Certain gene mutations could serve as markers to help physicians predict which patients with hepatocellular carcinoma are most likely to develop resistance to the drug lenvatinib. The findings, published in Gastroenterology, could one day help clinicians better identify patients that may benefit from alternative treatments.
According to the Centers for Disease Control and Prevention (CDC), more than 35,000 people in the U.S. are diagnosed with liver cancer annually. Hepatocellular carcinoma is the most common form of primary liver cancer. For about one-fourth of hepatocellular carcinoma patients whose cancers cannot be treated with surgery or liver transplantation, lenvatinib is effective in stopping tumor growth. For others, drug resistance in hepatocellular carcinomas is common but not well understood.
In this retrospective study, researchers analyzed the genetic profiles of circulating tumor DNA shed from cancer cells and disseminated into the bloodstream for 46 patients who underwent hepatocellular carcinoma treatment at the University of Texas (UT) Southwestern Medical Center and Parkland Memorial Hospital. Sixteen patients were treated with lenvatinib, and 30 with immunotherapy drugs. By examining circulating tumor DNA collected both before treatment and after cancers had progressed with treatment, the research team could identify differences in the genetic profiles of cancers once they were resistant to treatment.
In patients who received lenvatinib, the number of mutations in the genes EGFR and ERBB2, as well as the number of copies of the genes present in cancer cells, tended to increase. Those changes were not seen in patients treated with other drugs, suggesting that the change was a response to lenvatinib. EGFR and ERBB2 were previously known to play a role in cell growth and are mutated in many cancer types.

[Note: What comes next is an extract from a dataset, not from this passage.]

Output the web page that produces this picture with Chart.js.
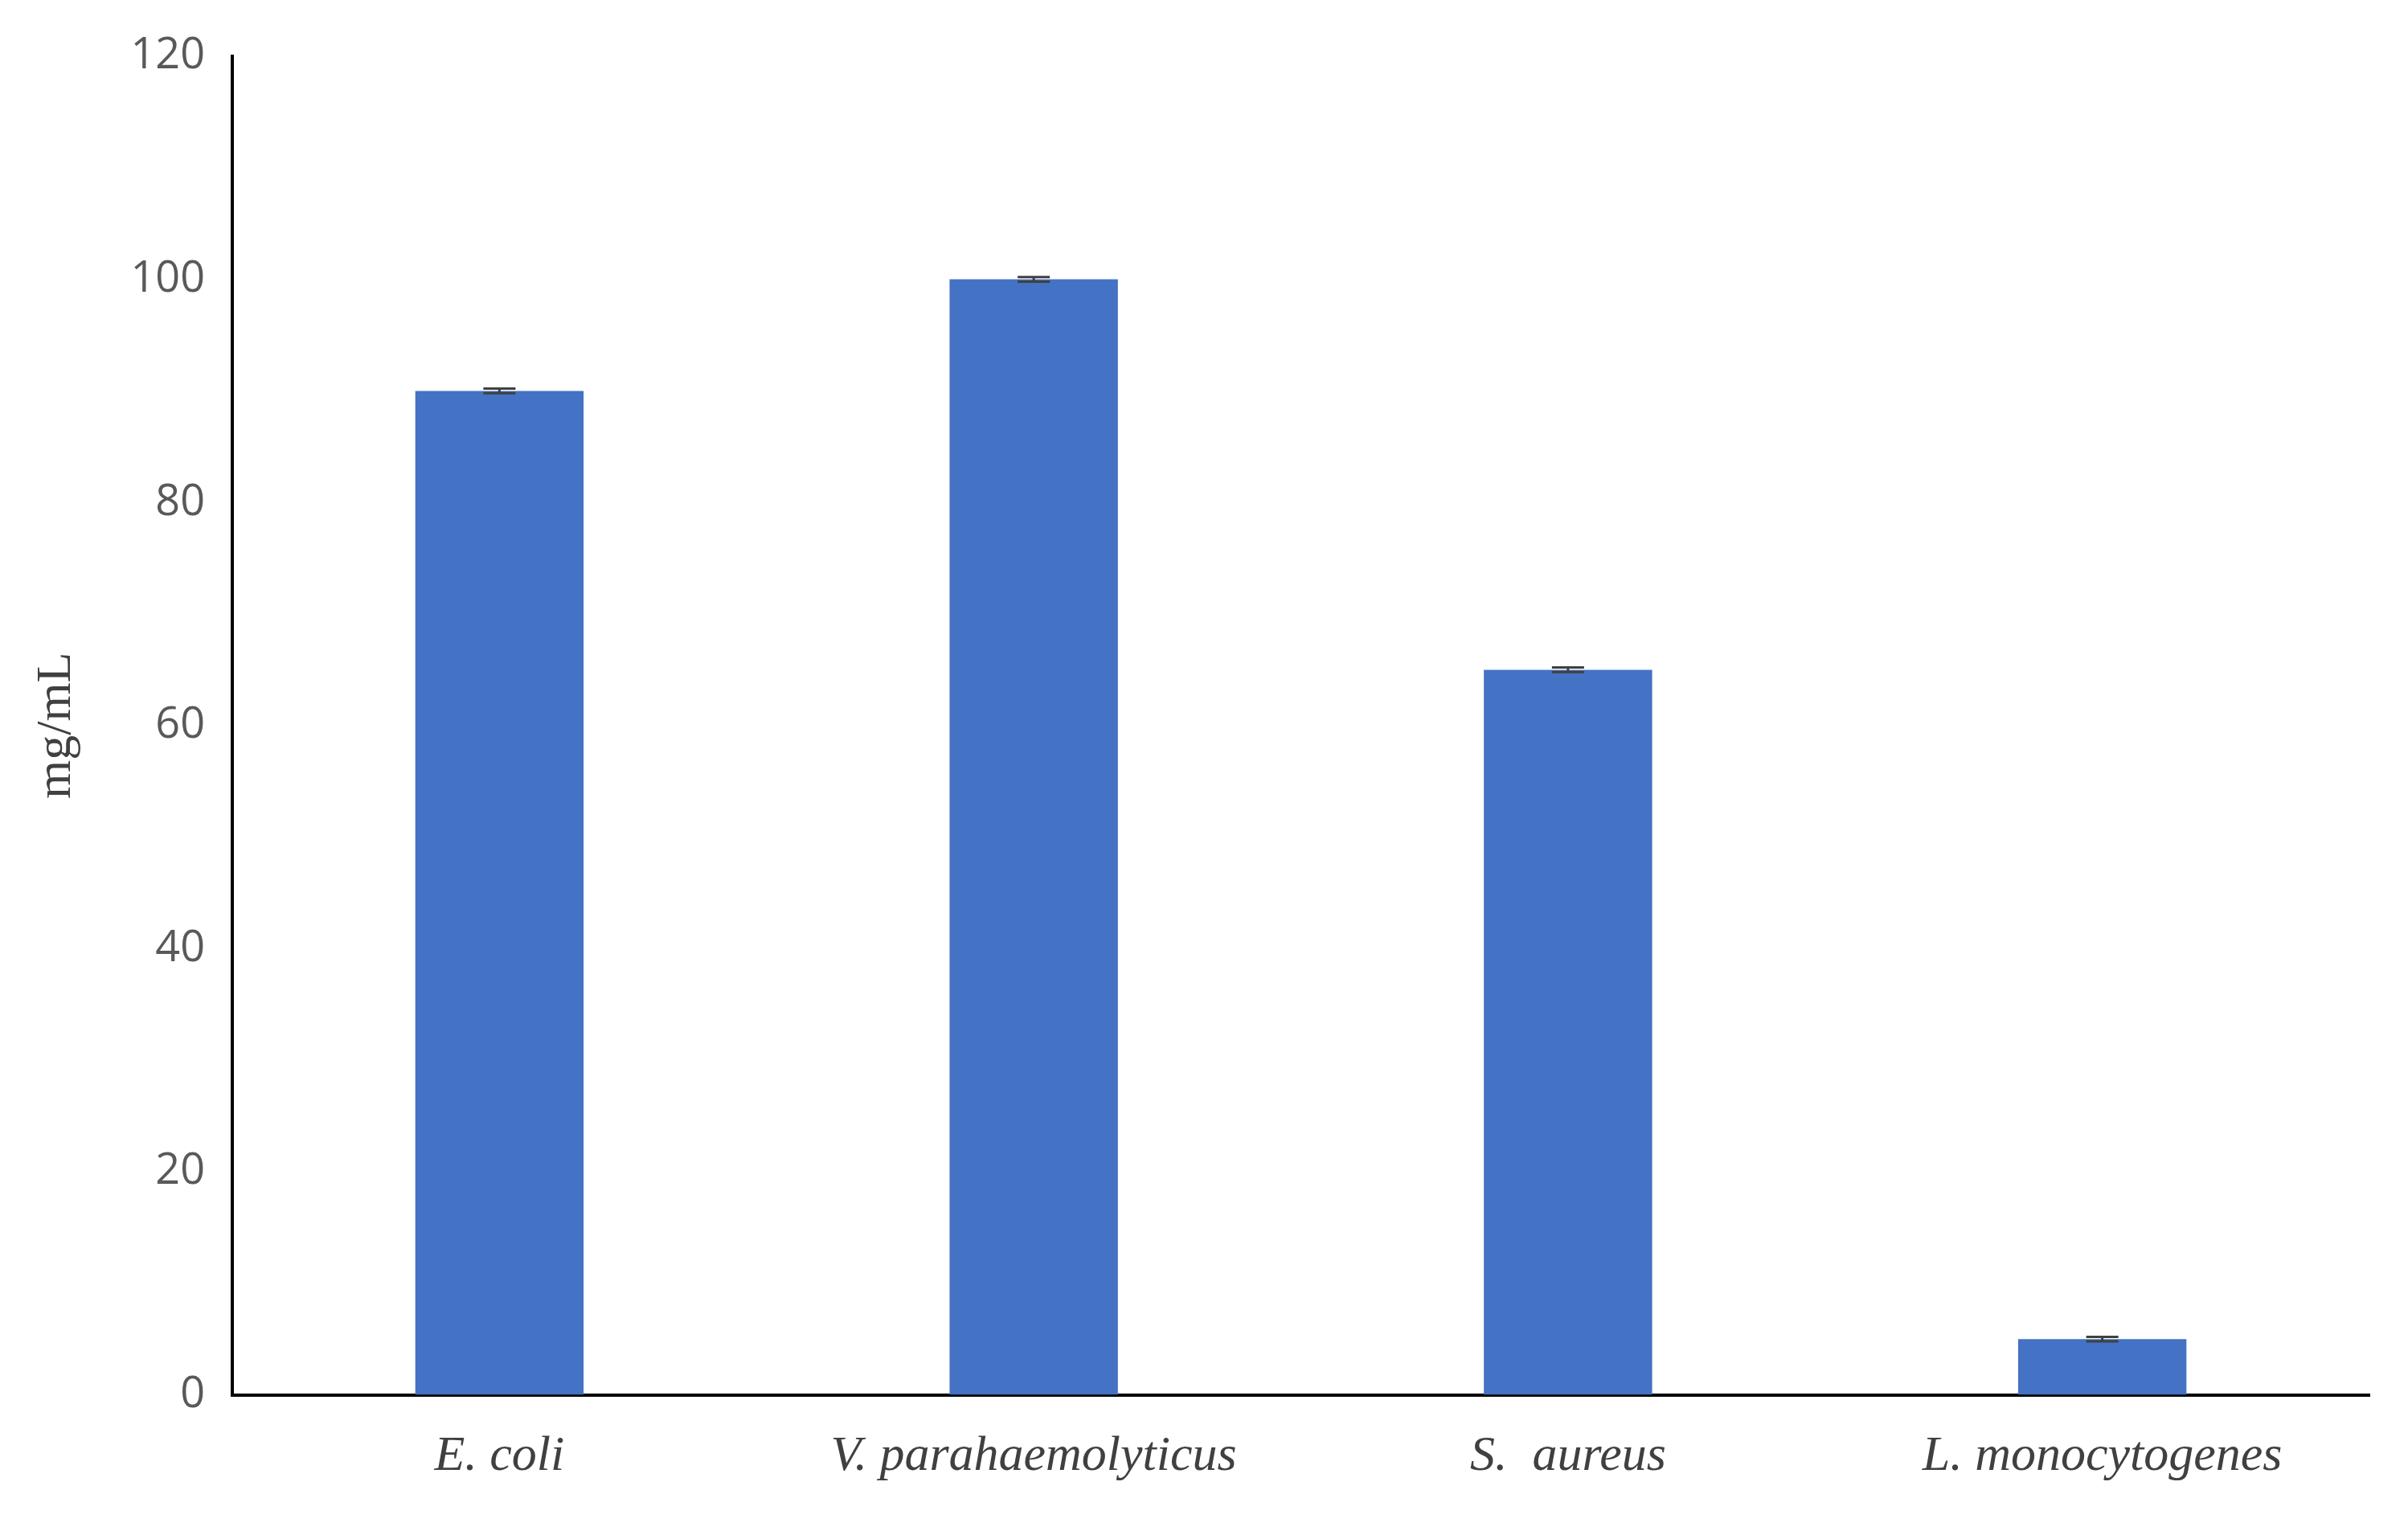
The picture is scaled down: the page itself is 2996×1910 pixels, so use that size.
<!DOCTYPE html>
<html>
<head>
<meta charset="utf-8">
<script src="https://cdn.jsdelivr.net/npm/chart.js@4/dist/chart.umd.min.js"></script>
<style>
  html, body { margin: 0; padding: 0; background: #fff; }
  #wrap { width: 2996px; height: 1910px; }
</style>
</head>
<body>
<div id="wrap"><canvas id="c"></canvas></div>
<script>
// MIC values per strain
var categories = ['E. coli', 'V. parahaemolyticus', 'S.  aureus', 'L. monocytogenes'];
var values     = [90, 100, 65, 5];
var errors     = [0.2, 0.2, 0.2, 0.2];
var yTicks     = [0, 20, 40, 60, 80, 100, 120];

// little error-bar caps on top of each bar
var errorBars = {
  id: 'errorBars',
  afterDatasetsDraw: function(chart) {
    var ctx = chart.ctx, y = chart.scales.y;
    var meta = chart.getDatasetMeta(0);
    ctx.save();
    ctx.strokeStyle = '#404040';
    ctx.lineWidth = 3;
    meta.data.forEach(function(bar, i) {
      var top = y.getPixelForValue(values[i] + errors[i]);
      var bot = y.getPixelForValue(values[i] - errors[i]);
      ctx.beginPath();
      ctx.moveTo(bar.x, top); ctx.lineTo(bar.x, bot);
      ctx.moveTo(bar.x - 20, top); ctx.lineTo(bar.x + 20, top);
      ctx.moveTo(bar.x - 20, bot); ctx.lineTo(bar.x + 20, bot);
      ctx.stroke();
    });
    ctx.restore();
  }
};

new Chart(document.getElementById('c').getContext('2d'), {
  type: 'bar',
  data: {
    labels: categories,
    datasets: [{
      data: values,
      backgroundColor: '#4472c4',
      categoryPercentage: 1,
      barPercentage: 0.315
    }]
  },
  options: {
    responsive: true,
    maintainAspectRatio: false,
    animation: false,
    layout: { padding: { top: 70, right: 48, bottom: 20, left: 30 } },
    plugins: { legend: { display: false }, tooltip: { enabled: false } },
    scales: {
      x: {
        grid: { display: false, drawTicks: false },
        border: { color: '#000', width: 4 },
        ticks: { color: '#404040', padding: 40, font: { family: 'Liberation Serif', style: 'italic', size: 62 } }
      },
      y: {
        min: 0, max: 120,
        afterBuildTicks: function(ax) { ax.ticks = yTicks.map(function(v) { return { value: v }; }); },
        grid: { display: false, drawTicks: false },
        border: { color: '#000', width: 4 },
        ticks: { color: '#595959', padding: 34, font: { family: 'Open Sans', size: 54 } },
        title: { display: true, text: 'mg/mL', color: '#404040', padding: { bottom: 20 }, font: { family: 'Liberation Serif', size: 62 } }
      }
    }
  },
  plugins: [errorBars]
});
</script>
</body>
</html>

The team carried out an additional analysis of 227 patients treated for hepatocellular carcinoma at cancer centers nationwide. About 62.5% of patients without EGFR or ERBB2 mutations before treatment showed tumor shrinkage or stability after starting lenvatinib compared with 20% of those who had EGFR or ERBB2 mutations. On average, patients whose tumors had EGFR or ERBB2 mutations had lower survival rates than those whose tumors lacked the mutations.
Using a national cohort of 1,616 patients, researchers calculated that about 11% of hepatocellular carcinoma patients have EGFR or ERBB2 mutations. Since these patients are less likely to respond to lenvatinib, they could potentially be offered alternative or combination treatments. Unlike most hospitals, UT Southwestern Medical Center now routinely analyzes for genetic mutations present in hepatocellular carcinomas.
“These findings can potentially guide future clinical trials on how to prevent and treat lenvatinib resistance in hepatocellular carcinoma as well as other cancers,” lead author Dr. David Hsieh, assistant professor of internal medicine at UT Southwestern Medical Center, said in a statement. “This research may define a new marker to select patients for specific treatments. It also suggests that drugs targeting EGFR and ERBB2 combined with lenvatinib may be a very effective treatment in select patients.”